This is when the doubts start to creep in. This is when you start doing things you shouldn't do during a taper. You start pushing harder to make sure you eek out every bit of speed for the race, or you do that "one last" track workout or long ride "just to be sure" your fitness is OK. Problem is, in the final weeks those workouts are the ones that can cripple your ultimate performance.
If the work hasn't been done before tapering begins, then it's too late. If you're still under trained - due to recent sickness, injury, laziness, etc, - still, the only way you're going to get your body totally prepared is by tapering and not by working harder.
I suggest a 2-week taper for Olympic distance triathlons and 40k TT's on the bike, or 10k runs. For marathons, Ironmans and ultra-cycling events, I give my athletes a month-long taper. Weekly volume tapers off dramatically, and the intensity of the hard workouts stays high though the volume of hard work done also decreases. During this decrease in overall work the body takes less time to recover from workouts and, thus, is able to top off its energy systems stores - something it can't usually do during hard bouts of traning.
Finally, don't misinterpret the "mid-taper blues", a period of time where you can feel sluggish. Its very common to the taper process. Your body has been used to getting hammered and all of a sudden you're being nice to it. It takes a while fo the the body to adapt and round the corner. If you encounter the blues, don't panic. You'll rebound quickly. When you do, you should be feeling more energetic stronger, faster and confident.
Cutting down on duration, amount of intensity and, possibly, the number of weekly workouts is the way to maximize the taper process. Doing that last hard/long workout just to be sure your fitness is OK, is not the way to ensure great results.
Now, some coaches will state the opposite. Their premise is that the more intensely you train (i.e., the higher the HR you sustain during your training), the more time you need to recover so you can peak for an event. False, I say.
Intense training makes you fast. Yes, added rest will allow you to be more "sharp" and, thus quicker. But if you rest too much, you'll lose fitness and be flat; or, you'll be sharp but unable to sustain your newfound speed because you've slacked off the most important aspect of your training -- endurance. Make no mistake, even at the Olympic Distance, triathletes are endurance athletes not speed freaks.
Before you think that a month-long taper for a 70.3 or 140.6 is crazy, hear me out. What's crazy to me is "Triathlete" magazine publishing an article from a well-known coach on "13 weeks to a respectable Ironman", where in this article the coach suggests an athlete complete his/her longest run only 2 weeks before the main event, in excess of 3 hours. In my mind, this approach will not lead to the best performance an athlete can demonstrate.

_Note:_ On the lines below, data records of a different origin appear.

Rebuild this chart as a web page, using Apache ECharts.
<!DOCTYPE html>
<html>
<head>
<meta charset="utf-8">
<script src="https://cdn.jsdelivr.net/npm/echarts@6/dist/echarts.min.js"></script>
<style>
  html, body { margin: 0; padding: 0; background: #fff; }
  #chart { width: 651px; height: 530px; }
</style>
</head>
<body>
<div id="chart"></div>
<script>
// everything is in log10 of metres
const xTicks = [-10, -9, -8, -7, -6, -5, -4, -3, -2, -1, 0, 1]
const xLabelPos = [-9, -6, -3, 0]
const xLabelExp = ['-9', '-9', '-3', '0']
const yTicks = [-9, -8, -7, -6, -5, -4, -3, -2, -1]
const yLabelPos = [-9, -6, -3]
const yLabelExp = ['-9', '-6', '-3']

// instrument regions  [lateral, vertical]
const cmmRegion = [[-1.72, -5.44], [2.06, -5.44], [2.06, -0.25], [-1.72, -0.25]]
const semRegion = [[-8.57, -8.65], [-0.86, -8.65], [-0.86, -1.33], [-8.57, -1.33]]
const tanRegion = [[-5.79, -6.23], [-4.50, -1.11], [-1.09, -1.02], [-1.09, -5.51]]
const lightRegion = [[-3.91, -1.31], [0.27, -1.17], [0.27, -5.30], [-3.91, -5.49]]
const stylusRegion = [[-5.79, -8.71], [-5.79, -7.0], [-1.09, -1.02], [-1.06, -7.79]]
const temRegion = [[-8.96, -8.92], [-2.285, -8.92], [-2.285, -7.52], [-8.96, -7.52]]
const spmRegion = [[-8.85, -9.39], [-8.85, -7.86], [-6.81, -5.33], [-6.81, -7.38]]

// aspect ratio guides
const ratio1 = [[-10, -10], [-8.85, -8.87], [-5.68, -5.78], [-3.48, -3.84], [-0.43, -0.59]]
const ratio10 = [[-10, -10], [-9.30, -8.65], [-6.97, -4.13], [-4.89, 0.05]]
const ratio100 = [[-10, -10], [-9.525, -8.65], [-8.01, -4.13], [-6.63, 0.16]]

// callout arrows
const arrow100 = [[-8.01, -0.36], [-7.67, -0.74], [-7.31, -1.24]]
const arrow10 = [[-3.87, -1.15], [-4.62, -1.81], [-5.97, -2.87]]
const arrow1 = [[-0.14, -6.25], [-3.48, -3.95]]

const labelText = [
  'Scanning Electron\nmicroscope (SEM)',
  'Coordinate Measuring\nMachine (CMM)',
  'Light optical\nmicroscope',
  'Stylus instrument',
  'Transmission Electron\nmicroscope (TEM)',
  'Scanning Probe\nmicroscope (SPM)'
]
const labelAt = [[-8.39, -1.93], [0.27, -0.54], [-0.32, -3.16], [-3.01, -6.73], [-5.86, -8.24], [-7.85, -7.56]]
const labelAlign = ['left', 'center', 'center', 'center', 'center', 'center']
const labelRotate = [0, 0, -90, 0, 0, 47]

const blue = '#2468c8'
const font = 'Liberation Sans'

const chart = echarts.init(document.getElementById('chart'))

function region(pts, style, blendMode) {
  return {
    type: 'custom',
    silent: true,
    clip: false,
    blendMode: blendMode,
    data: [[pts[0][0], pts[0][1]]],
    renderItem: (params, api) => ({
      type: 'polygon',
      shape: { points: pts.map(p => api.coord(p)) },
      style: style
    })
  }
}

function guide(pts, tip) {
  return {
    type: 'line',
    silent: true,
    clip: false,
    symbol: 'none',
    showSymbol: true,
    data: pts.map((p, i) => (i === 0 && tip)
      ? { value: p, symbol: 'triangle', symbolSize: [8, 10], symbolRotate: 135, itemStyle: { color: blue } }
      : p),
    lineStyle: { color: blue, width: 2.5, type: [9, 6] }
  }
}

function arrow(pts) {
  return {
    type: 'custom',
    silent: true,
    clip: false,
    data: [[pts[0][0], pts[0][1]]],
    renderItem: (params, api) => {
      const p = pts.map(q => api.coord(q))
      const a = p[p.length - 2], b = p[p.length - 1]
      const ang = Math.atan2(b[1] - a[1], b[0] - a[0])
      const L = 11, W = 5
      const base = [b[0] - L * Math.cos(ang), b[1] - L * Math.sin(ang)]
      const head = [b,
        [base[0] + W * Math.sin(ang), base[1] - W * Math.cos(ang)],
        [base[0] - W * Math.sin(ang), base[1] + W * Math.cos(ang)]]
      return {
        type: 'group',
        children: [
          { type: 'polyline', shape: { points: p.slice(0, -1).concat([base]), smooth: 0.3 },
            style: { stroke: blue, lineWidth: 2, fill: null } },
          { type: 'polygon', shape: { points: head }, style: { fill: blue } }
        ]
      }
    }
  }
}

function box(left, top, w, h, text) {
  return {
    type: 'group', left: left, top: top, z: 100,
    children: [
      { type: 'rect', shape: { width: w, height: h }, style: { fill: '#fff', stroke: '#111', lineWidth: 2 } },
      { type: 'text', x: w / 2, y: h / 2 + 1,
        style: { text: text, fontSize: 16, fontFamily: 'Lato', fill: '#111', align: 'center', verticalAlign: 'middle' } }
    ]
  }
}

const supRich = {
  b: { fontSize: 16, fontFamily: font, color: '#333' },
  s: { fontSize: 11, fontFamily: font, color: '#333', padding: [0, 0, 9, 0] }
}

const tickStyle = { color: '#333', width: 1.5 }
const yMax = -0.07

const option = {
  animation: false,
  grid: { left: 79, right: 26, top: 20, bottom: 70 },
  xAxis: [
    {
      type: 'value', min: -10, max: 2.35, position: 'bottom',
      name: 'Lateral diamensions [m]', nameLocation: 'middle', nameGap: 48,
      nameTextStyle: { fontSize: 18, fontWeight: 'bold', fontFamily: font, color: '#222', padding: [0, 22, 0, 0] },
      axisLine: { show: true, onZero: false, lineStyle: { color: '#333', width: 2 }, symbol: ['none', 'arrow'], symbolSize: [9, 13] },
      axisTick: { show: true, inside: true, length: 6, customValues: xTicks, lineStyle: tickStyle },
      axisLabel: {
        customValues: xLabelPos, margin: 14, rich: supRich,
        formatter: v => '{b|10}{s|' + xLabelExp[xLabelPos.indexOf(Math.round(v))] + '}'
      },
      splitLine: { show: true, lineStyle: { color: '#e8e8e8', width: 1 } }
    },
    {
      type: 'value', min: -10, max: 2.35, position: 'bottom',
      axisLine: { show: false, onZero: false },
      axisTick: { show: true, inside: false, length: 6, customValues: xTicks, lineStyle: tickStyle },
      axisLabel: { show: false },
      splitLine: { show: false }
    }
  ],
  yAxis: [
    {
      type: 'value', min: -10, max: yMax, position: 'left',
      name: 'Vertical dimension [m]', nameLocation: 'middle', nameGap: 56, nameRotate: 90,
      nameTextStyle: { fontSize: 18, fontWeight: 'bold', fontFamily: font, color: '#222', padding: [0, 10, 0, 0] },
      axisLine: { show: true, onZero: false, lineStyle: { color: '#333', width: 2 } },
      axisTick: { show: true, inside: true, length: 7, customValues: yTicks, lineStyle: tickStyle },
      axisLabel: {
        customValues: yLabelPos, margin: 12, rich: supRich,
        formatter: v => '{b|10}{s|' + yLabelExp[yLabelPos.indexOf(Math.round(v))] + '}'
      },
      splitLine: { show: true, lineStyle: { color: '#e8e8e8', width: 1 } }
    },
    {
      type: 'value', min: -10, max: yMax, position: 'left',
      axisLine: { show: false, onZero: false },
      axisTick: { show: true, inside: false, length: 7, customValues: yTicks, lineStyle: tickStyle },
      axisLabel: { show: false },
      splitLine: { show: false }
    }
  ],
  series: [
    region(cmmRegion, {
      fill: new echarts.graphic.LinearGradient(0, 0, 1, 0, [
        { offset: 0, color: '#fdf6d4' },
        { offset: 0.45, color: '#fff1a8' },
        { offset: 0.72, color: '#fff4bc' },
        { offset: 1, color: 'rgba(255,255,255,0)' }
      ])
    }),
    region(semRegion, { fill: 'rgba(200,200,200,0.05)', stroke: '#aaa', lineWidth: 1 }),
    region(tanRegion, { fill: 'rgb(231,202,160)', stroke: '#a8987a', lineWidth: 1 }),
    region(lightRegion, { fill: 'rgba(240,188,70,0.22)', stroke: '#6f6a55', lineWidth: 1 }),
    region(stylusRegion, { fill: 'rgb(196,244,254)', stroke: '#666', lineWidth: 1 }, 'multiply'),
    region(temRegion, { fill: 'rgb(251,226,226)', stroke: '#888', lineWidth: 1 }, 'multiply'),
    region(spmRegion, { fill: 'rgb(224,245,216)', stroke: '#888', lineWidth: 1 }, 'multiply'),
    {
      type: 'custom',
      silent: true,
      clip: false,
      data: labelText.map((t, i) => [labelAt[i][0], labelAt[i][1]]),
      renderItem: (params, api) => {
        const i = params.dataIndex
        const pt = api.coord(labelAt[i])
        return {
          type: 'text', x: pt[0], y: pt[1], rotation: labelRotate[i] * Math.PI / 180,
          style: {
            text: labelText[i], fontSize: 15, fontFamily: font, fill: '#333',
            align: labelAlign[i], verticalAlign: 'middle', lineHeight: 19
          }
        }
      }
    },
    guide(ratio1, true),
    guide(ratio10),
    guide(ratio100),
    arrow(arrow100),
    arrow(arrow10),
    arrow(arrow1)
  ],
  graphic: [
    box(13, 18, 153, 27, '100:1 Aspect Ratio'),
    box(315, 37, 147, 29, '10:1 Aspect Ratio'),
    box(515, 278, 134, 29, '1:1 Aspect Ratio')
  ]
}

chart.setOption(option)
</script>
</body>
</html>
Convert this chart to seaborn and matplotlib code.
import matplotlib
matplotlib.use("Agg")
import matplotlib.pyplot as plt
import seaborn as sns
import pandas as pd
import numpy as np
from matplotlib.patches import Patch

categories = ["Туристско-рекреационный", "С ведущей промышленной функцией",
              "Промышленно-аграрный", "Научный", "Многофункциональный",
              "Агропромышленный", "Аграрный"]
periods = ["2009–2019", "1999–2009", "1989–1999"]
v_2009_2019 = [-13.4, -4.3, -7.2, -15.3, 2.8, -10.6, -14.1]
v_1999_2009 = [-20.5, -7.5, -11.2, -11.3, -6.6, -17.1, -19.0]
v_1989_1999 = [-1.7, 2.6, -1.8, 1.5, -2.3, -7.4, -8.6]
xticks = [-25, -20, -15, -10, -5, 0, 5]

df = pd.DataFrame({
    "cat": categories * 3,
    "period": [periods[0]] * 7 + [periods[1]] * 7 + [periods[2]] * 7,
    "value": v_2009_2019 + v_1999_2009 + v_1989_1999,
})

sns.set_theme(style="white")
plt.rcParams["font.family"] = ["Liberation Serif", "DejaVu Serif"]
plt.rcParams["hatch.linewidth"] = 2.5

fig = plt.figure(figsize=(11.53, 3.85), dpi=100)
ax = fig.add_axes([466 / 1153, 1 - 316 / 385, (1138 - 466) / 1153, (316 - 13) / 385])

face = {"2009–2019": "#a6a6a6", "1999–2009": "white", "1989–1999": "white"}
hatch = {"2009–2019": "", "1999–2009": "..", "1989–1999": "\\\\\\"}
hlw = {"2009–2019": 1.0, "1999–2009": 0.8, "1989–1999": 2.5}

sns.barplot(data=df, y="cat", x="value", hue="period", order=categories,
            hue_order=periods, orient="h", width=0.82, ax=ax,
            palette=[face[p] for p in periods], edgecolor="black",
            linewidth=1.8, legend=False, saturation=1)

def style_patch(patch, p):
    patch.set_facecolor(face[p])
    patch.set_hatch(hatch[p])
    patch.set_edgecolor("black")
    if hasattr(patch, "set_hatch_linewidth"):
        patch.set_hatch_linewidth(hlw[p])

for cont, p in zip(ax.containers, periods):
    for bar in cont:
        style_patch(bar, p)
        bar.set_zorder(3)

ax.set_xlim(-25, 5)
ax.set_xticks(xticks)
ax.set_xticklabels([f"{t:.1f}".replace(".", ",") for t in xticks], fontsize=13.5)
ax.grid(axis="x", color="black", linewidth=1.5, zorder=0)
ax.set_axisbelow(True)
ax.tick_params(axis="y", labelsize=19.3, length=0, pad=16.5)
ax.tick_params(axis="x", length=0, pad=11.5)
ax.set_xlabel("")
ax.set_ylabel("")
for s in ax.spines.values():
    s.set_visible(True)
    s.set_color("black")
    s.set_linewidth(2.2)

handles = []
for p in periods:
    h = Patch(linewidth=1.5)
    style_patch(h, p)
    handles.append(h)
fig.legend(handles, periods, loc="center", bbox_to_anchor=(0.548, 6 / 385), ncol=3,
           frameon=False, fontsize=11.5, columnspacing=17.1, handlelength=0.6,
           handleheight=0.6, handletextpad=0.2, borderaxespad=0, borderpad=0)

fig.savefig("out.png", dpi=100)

Long hours of training, in any discipline, pounds the body. You may be more sore or tired immediately following a hard interval workout, but the repercussions of a long-distance workout last far beyond the effects of an interval workout. For example, the rule of thumb for recovering from a hard run is "Avoid hard running for the same number of days as miles you ran in the race". So, after a 5k, you would wait 3 days before running hard again; for a marathon, it would be close to a month.
Thus, I have my ultra athletes complete their longest week of training 4 weeks out from their main event. From there, each week (and each long workout) drops 20-25% until the final 2 weeks are pretty minimal in duration. To counteract the drop in volume, the athletes complete intervals at a slightly higher rate of exertion than is typical for their training.
However, this is counterbalanced with a higher work/rest ratio, which leaves the athletes fresher for each repeat, as well as fresher at the end of the workout.
The best thing you can do for yourself in the final weeks leading up to a major competition is to rest and relax. This doesn't mean "kick back in a chair" but rather significantly cut your volume and slightly increase the intensity of your hard workouts (as they get shorter as well). If you've put the work in and have been honest with your efforts, you'll hit the starting line ready to turn in your best performance to date.